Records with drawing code
○ ○ ○
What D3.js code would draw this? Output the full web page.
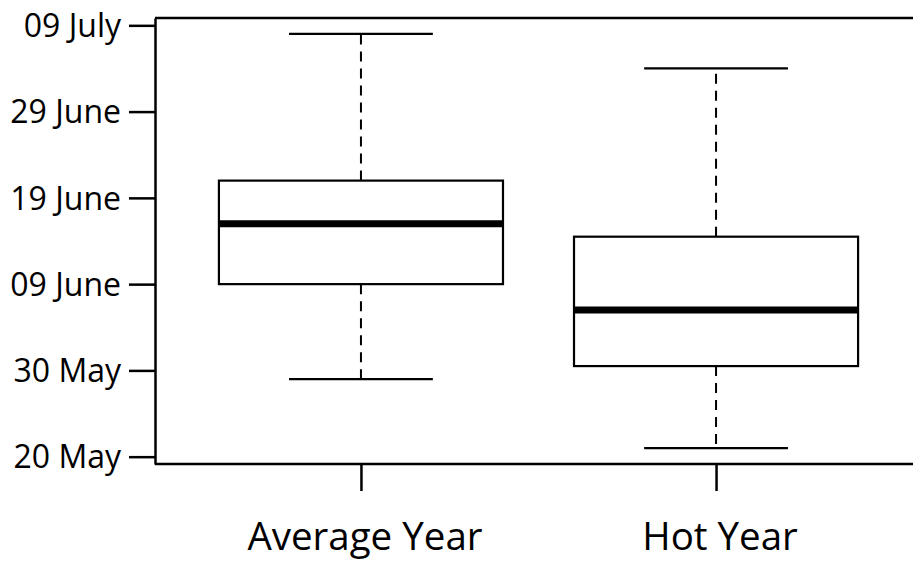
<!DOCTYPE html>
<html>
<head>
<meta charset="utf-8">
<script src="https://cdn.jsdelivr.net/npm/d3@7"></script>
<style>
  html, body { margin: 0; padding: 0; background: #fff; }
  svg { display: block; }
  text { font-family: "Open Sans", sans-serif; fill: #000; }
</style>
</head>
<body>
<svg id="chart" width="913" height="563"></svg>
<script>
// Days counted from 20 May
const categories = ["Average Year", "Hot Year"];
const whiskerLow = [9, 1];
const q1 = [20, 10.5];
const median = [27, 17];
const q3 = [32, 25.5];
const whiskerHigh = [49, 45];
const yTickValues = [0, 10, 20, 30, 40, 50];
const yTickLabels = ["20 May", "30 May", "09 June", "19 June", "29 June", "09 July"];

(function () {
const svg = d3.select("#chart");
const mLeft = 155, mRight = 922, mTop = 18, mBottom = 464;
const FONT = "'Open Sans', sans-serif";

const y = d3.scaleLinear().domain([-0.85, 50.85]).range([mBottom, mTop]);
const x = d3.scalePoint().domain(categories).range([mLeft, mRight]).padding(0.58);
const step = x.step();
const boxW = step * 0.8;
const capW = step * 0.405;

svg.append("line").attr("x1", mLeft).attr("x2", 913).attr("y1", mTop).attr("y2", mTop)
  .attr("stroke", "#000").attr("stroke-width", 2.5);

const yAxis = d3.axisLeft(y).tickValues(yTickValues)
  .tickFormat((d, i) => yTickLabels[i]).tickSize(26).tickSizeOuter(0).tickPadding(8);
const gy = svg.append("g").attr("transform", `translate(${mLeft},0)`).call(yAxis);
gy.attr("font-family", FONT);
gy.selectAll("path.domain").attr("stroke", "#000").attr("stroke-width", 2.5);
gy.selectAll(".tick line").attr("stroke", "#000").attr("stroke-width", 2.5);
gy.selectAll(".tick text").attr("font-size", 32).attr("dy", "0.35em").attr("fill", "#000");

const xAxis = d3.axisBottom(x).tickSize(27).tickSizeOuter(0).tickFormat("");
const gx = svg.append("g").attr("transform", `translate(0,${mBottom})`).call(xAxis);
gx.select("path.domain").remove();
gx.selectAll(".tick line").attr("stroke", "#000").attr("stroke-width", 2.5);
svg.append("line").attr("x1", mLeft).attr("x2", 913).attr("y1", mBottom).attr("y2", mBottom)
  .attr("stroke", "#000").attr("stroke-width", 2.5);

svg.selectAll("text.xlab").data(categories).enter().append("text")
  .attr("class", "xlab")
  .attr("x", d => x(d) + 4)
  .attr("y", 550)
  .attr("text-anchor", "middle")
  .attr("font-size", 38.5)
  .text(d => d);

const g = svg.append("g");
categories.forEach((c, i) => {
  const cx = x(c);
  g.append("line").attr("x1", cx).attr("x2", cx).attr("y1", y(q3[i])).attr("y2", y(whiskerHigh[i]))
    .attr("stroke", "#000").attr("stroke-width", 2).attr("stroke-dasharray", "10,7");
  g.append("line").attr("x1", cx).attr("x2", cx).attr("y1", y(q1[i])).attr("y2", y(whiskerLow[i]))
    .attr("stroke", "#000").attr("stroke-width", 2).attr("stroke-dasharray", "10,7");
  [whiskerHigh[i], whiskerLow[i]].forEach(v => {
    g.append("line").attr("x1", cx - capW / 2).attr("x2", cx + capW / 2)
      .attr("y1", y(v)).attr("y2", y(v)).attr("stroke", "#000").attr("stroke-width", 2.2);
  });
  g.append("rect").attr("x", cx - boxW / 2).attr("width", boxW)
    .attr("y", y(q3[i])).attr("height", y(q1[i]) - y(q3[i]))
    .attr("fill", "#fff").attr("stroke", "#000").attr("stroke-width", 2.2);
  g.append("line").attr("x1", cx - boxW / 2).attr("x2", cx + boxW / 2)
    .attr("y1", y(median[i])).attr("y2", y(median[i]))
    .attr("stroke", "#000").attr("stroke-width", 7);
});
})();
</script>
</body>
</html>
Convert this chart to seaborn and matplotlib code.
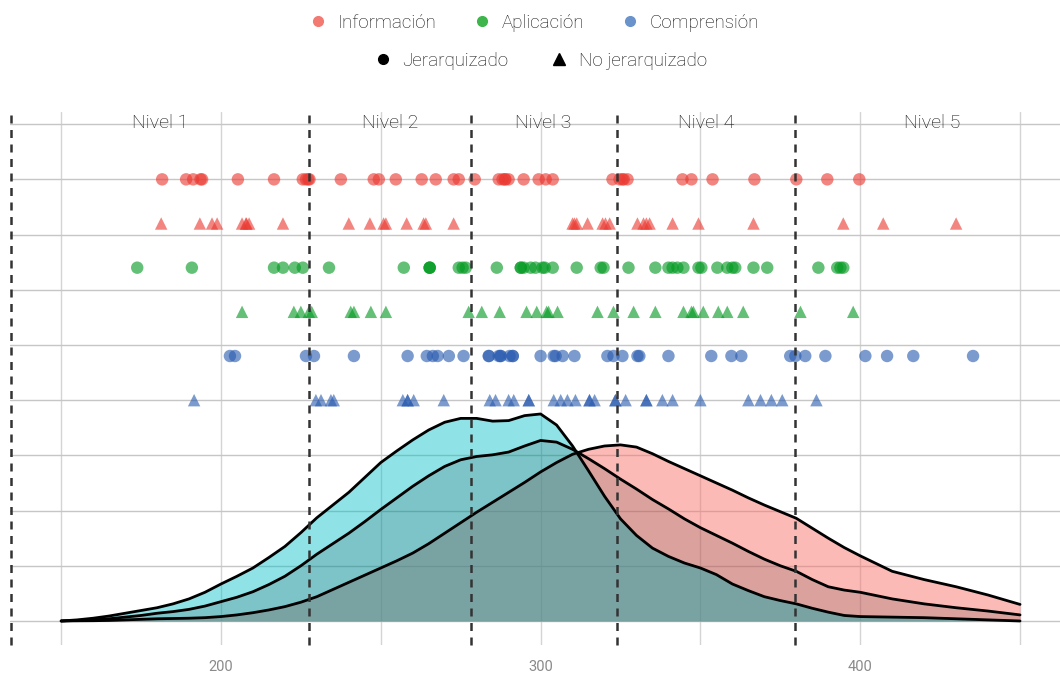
○ ○ ○
WHAT THE EXERCISE ASKS:
Reproduce the whole listing exactly, but not the images in it.

WORKED SOLUTION:
What D3.js code would draw this? Output the full web page.
<!DOCTYPE html>
<html>
<head>
<meta charset="utf-8">
<script src="https://cdn.jsdelivr.net/npm/d3@7"></script>
<style>
  html, body { margin: 0; padding: 0; background: #fff; }
  svg { display: block; }
  text { font-family: "Open Sans", sans-serif; fill: #000; }
</style>
</head>
<body>
<svg id="chart" width="913" height="563"></svg>
<script>
// Days counted from 20 May
const categories = ["Average Year", "Hot Year"];
const whiskerLow = [9, 1];
const q1 = [20, 10.5];
const median = [27, 17];
const q3 = [32, 25.5];
const whiskerHigh = [49, 45];
const yTickValues = [0, 10, 20, 30, 40, 50];
const yTickLabels = ["20 May", "30 May", "09 June", "19 June", "29 June", "09 July"];

(function () {
const svg = d3.select("#chart");
const mLeft = 155, mRight = 922, mTop = 18, mBottom = 464;
const FONT = "'Open Sans', sans-serif";

const y = d3.scaleLinear().domain([-0.85, 50.85]).range([mBottom, mTop]);
const x = d3.scalePoint().domain(categories).range([mLeft, mRight]).padding(0.58);
const step = x.step();
const boxW = step * 0.8;
const capW = step * 0.405;

svg.append("line").attr("x1", mLeft).attr("x2", 913).attr("y1", mTop).attr("y2", mTop)
  .attr("stroke", "#000").attr("stroke-width", 2.5);

const yAxis = d3.axisLeft(y).tickValues(yTickValues)
  .tickFormat((d, i) => yTickLabels[i]).tickSize(26).tickSizeOuter(0).tickPadding(8);
const gy = svg.append("g").attr("transform", `translate(${mLeft},0)`).call(yAxis);
gy.attr("font-family", FONT);
gy.selectAll("path.domain").attr("stroke", "#000").attr("stroke-width", 2.5);
gy.selectAll(".tick line").attr("stroke", "#000").attr("stroke-width", 2.5);
gy.selectAll(".tick text").attr("font-size", 32).attr("dy", "0.35em").attr("fill", "#000");

const xAxis = d3.axisBottom(x).tickSize(27).tickSizeOuter(0).tickFormat("");
const gx = svg.append("g").attr("transform", `translate(0,${mBottom})`).call(xAxis);
gx.select("path.domain").remove();
gx.selectAll(".tick line").attr("stroke", "#000").attr("stroke-width", 2.5);
svg.append("line").attr("x1", mLeft).attr("x2", 913).attr("y1", mBottom).attr("y2", mBottom)
  .attr("stroke", "#000").attr("stroke-width", 2.5);

svg.selectAll("text.xlab").data(categories).enter().append("text")
  .attr("class", "xlab")
  .attr("x", d => x(d) + 4)
  .attr("y", 550)
  .attr("text-anchor", "middle")
  .attr("font-size", 38.5)
  .text(d => d);

const g = svg.append("g");
categories.forEach((c, i) => {
  const cx = x(c);
  g.append("line").attr("x1", cx).attr("x2", cx).attr("y1", y(q3[i])).attr("y2", y(whiskerHigh[i]))
    .attr("stroke", "#000").attr("stroke-width", 2).attr("stroke-dasharray", "10,7");
  g.append("line").attr("x1", cx).attr("x2", cx).attr("y1", y(q1[i])).attr("y2", y(whiskerLow[i]))
    .attr("stroke", "#000").attr("stroke-width", 2).attr("stroke-dasharray", "10,7");
  [whiskerHigh[i], whiskerLow[i]].forEach(v => {
    g.append("line").attr("x1", cx - capW / 2).attr("x2", cx + capW / 2)
      .attr("y1", y(v)).attr("y2", y(v)).attr("stroke", "#000").attr("stroke-width", 2.2);
  });
  g.append("rect").attr("x", cx - boxW / 2).attr("width", boxW)
    .attr("y", y(q3[i])).attr("height", y(q1[i]) - y(q3[i]))
    .attr("fill", "#fff").attr("stroke", "#000").attr("stroke-width", 2.2);
  g.append("line").attr("x1", cx - boxW / 2).attr("x2", cx + boxW / 2)
    .attr("y1", y(median[i])).attr("y2", y(median[i]))
    .attr("stroke", "#000").attr("stroke-width", 7);
});
})();
</script>
</body>
</html>
Convert this chart to seaborn and matplotlib code.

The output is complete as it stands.